3. So, what’s the plan, exactly? 

The foundation of the plan is to improve South Africa’s infrastructure so the economy can work like a well-oiled machine bringing in money, investment and creating the jobs we SOOO desperately need. Ramaphosa said the programme will transform the structure of the economy while recognising the role SMMEs play in job creation, especially for youth entering the labour force. He plans to do this through LOCALISATION. 

Localisation means supporting South African companies, from construction companies, to building materials as well as skills and labour-intensive methods. In other words, we’d have South Africans building South Africa. (Note: we must stress that is not meant in the xenophobic sense. This means that local companies will be used, but it does not exclude our friends from other countries, especially in the rest of Africa, from participating in our economy.)

Oh, and when we say green, we don’t just mean agriculture and food security, but also the other green goodies: cannabis and hemp. Nedlac’s draft economic recovery plan announced in September touched on the involvement of growth industries in the digital economy, agriculture and agro-processing, hemp and cannabis (for industrial and medicinal use) sectors as well as the support of green jobs, probably in the energy sector, the Daily Maverick reported. 

4. What about housing and sanitation? 

Yes, that is on the agenda, as outlined above. South Africa has a pretty big housing backlog, and we know there are backlogs when it comes to access to water, especially in rural areas. Remember how the minister of human settlements and sanitation, Lindiwe Sisulu scrambled to get water tankers delivered in rural areas at the onset of the pandemic? 

Linked to this is the need to support urban and rural renewal, Ramaphosa said. He said a significant portion of the proposed infrastructure programme should be directed towards municipalities, and that a variety of funding, including from government and the private sector, should be channelled towards this. 

“Rural roads and water services should be upgraded with a bias towards the use of local labour and labour-intensive methods. Attention should also be paid to the revitalisation of inner cities and townships…” he said.

5. Where does the government plan to get the money to do all this? 

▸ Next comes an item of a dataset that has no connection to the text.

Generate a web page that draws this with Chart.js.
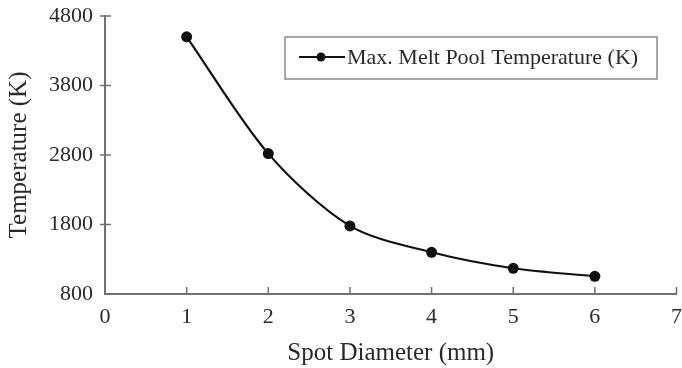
<!DOCTYPE html>
<html><head><meta charset="utf-8">
<script src="https://cdn.jsdelivr.net/npm/chart.js@4.4.1/dist/chart.umd.min.js"></script>
<style>html,body{margin:0;padding:0;background:#fff}#wrap{width:682px;height:368px}</style>
</head><body><div id="wrap"><canvas id="c" width="682" height="368"></canvas></div>
<script>
const diameters = [1, 2, 3, 4, 5, 6];
const temps = [4500, 2820, 1780, 1400, 1170, 1055];
const yTicks = [800, 1800, 2800, 3800, 4800];
const xTicks = [0, 1, 2, 3, 4, 5, 6, 7];
const seriesLabel = 'Max. Melt Pool Temperature (K)';
const xTitle = 'Spot Diameter (mm)';
const yTitle = 'Temperature (K)';

const FONT = "'Liberation Serif', 'Times New Roman', serif";
const AXIS = '#707070';
const TEXT = '#2a2a2a';

const tickMarks = {
  id: 'tickMarks',
  afterDatasetsDraw(chart) {
    const ctx = chart.ctx, xs = chart.scales.x, ys = chart.scales.y;
    const x0 = xs.getPixelForValue(0), yb = ys.getPixelForValue(yTicks[0]);
    ctx.save();
    ctx.strokeStyle = AXIS; ctx.lineWidth = 1.5;
    ctx.beginPath();
    yTicks.slice(1).forEach(v => { const y = ys.getPixelForValue(v); ctx.moveTo(x0 - 5, y); ctx.lineTo(x0 + 6, y); });
    xTicks.slice(1).forEach(v => { const x = xs.getPixelForValue(v); ctx.moveTo(x, yb); ctx.lineTo(x, yb - 7); });
    ctx.stroke();
    ctx.restore();
  }
};

const boxLegend = {
  id: 'boxLegend',
  afterDraw(chart) {
    const ctx = chart.ctx;
    const label = chart.data.datasets[0].label;
    ctx.save();
    ctx.strokeStyle = '#8a8a8a'; ctx.lineWidth = 1.5;
    ctx.strokeRect(285, 37, 372, 42);
    ctx.strokeStyle = '#111'; ctx.lineWidth = 2.2;
    ctx.beginPath(); ctx.moveTo(299, 57); ctx.lineTo(345, 57); ctx.stroke();
    ctx.fillStyle = '#111';
    ctx.beginPath(); ctx.arc(321, 57, 4.5, 0, Math.PI * 2); ctx.fill();
    ctx.fillStyle = TEXT;
    ctx.font = "22px " + FONT;
    ctx.textBaseline = 'middle';
    ctx.fillText(label, 347, 58);
    ctx.restore();
  }
};

new Chart(document.getElementById('c'), {
  type: 'line',
  data: {
    datasets: [{
      label: seriesLabel,
      data: diameters.map((d, i) => ({ x: d, y: temps[i] })),
      borderColor: '#111',
      backgroundColor: '#111',
      borderWidth: 2.2,
      pointRadius: 5.5,
      pointBackgroundColor: '#111',
      pointBorderWidth: 0,
      tension: 0.3,
      fill: false
    }]
  },
  options: {
    responsive: false,
    animation: false,
    devicePixelRatio: 1,
    layout: { padding: { left: 0, top: 16, right: 3, bottom: 0 } },
    plugins: { legend: { display: false }, tooltip: { enabled: false } },
    scales: {
      x: {
        type: 'linear', min: 0, max: 7,
        afterBuildTicks: s => { s.ticks = xTicks.map(v => ({ value: v })); },
        afterFit: s => { s.height = 74; s.paddingLeft = 0; s.paddingRight = 0; },
        grid: { display: false, drawTicks: false },
        border: { display: true, color: AXIS, width: 2 },
        ticks: { color: TEXT, font: { family: FONT, size: 22 }, padding: 10, maxRotation: 0, autoSkip: false, callback: v => String(v) },
        title: { display: true, text: xTitle, color: TEXT, font: { family: FONT, size: 25 }, padding: { top: 4, bottom: 0 } }
      },
      y: {
        type: 'linear', min: 800, max: 4800,
        afterBuildTicks: s => { s.ticks = yTicks.map(v => ({ value: v })); },
        afterFit: s => { s.width = 105; s.paddingTop = 0; s.paddingBottom = 0; },
        grid: { display: false, drawTicks: false },
        border: { display: true, color: AXIS, width: 2 },
        ticks: { color: TEXT, font: { family: FONT, size: 22 }, padding: 12, callback: v => String(v) },
        title: { display: true, text: yTitle, color: TEXT, font: { family: FONT, size: 25 }, padding: { top: 4, bottom: 0 } }
      }
    }
  },
  plugins: [tickMarks, boxLegend]
});
</script>
</body></html>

The lekgotla’s outcomes were pretty thin on the budget and timelines, but the President is expected to announce more details in a separate budget in the coming days. But, we can see that investment from the international community is big on the agenda. And we also won’t blame you if you’re not ECSTATIC about this new programme, as there were many before this one and the progress was not super evident. (You have to look really hard to find out what happened to all of those plans).

But if the President manages to get corruption, crime, anti-competitive behaviour and social issues like gender-based violence under control, South Africa might just get it right this time. And we HAVE seen action on the anti-corruption drive, with the recent high-profile arrests and accountability sagas (Read more in our explainer on the state capture arrests here).  

“Part of the social compact must ensure that as a society, we take a firm stand against these kinds of practices, and their impact on consumers, business, communities and the economy. The work that is being done by law enforcement agencies at the moment is commendable and we reaffirm that we must leave no stone unturned in dealing with crime and corruption,” he said. 

Key to seeing the plan through will be buy-in from society, and Ramaphosa also said we have to work together and support each other to implement the plans.